Oia Santorini
Oia is the postcard village of Santorini: white cube houses, blue domes, caldera edge. The images you’ve seen are accurate. What the images don’t capture is that from June through August, the 3,000 people who live here share the main pedestrian street with somewhere around 10,000 daily visitors, most of them in a hurry to reach the sunset viewpoint.
The village is worth visiting. Just go prepared.
The Sunset Situation
Oia’s sunset at the northwest tip of the caldera is famous, and the crowds at the kastro ruins to watch it are genuinely extraordinary in peak season. Hundreds of people, shoulder to shoulder on the stone walls, phones aloft. The sunset is spectacular. The experience is mixed.
If you want the view without the scrum, walk north along the caldera path toward Ammoudi Bay (15-20 minutes). The lookout points between Oia and the path down to Ammoudi give the same westward view with significantly fewer people.
Getting Around
Oia sits at the northern tip of Santorini, 10km from Fira (the island capital). A local bus runs this route regularly and costs around €1.80. Taxis and ATVs are the other common options. The main lane through Oia is pedestrian-only; cars park at the eastern end of the village.
What’s Actually Worth Your Time
The Naval Maritime Museum (€3 entry, irregular hours) in a 19th-century neoclassical house holds a collection of Cycladic maritime history that is small but genuinely interesting and usually empty.
Ammoudi Bay, reached by 300 steps down from the village or by a road taxi, is a small fishing harbour at sea level.
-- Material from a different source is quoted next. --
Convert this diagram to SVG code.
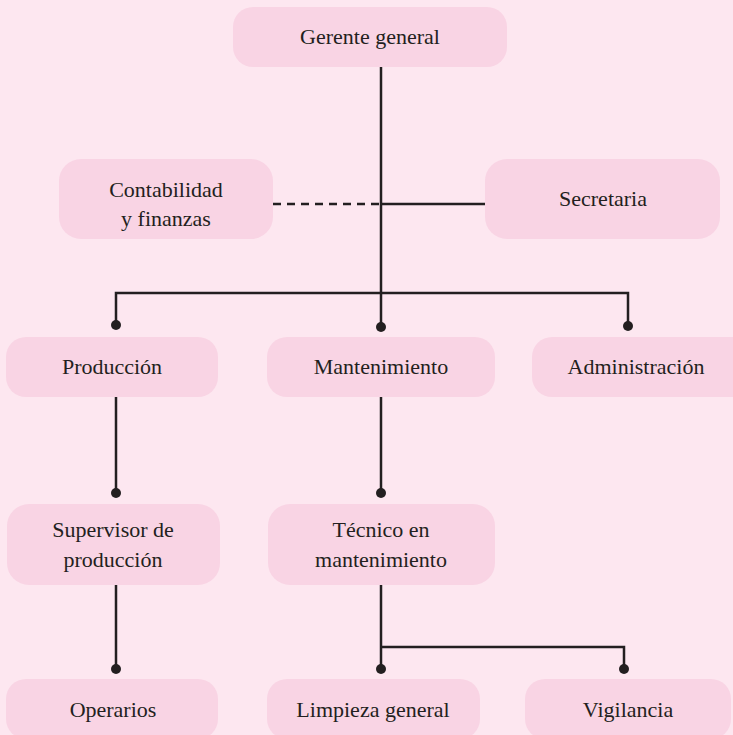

The seafood tavernas here are better value than anything on the caldera rim above: grilled octopus, fresh sea bream, local wine, with the caldera walls rising behind you. Expect €20-35 per person. The cliffs above Ammoudi are a swimming spot popular with locals, and the water is clear.
Eating Up Top
The restaurants on the caldera edge in Oia have extraordinary views and prices to match. Budget €50-80 per person for a sit-down dinner. Lauda and 1800 are consistently praised. For something cheaper, the bakeries and cafes on the side streets toward the eastern end of the village do decent coffee and tiropita (cheese pastry) at normal prices.
Where to Stay
Oia has concentrated most of Santorini’s top-tier cave hotels: Canaves Oia and Andronis Luxury Suites are at the apex, with infinity-pool suites priced from €500/night in season. Genuinely excellent if the budget allows. For the mid-range, Fira and Imerovigli on the caldera are less dramatic but offer similar views at lower prices. The eastern villages (Kamari, Perissa) have beach access and prices that make the caldera hotels look obscene; doable if caldera stays aren’t the priority.
High season runs July and August. September is better: the crowds thin slightly, the weather holds, and the Santorini harvest happens then, which makes winery visits more interesting. Prices drop meaningfully after mid-September.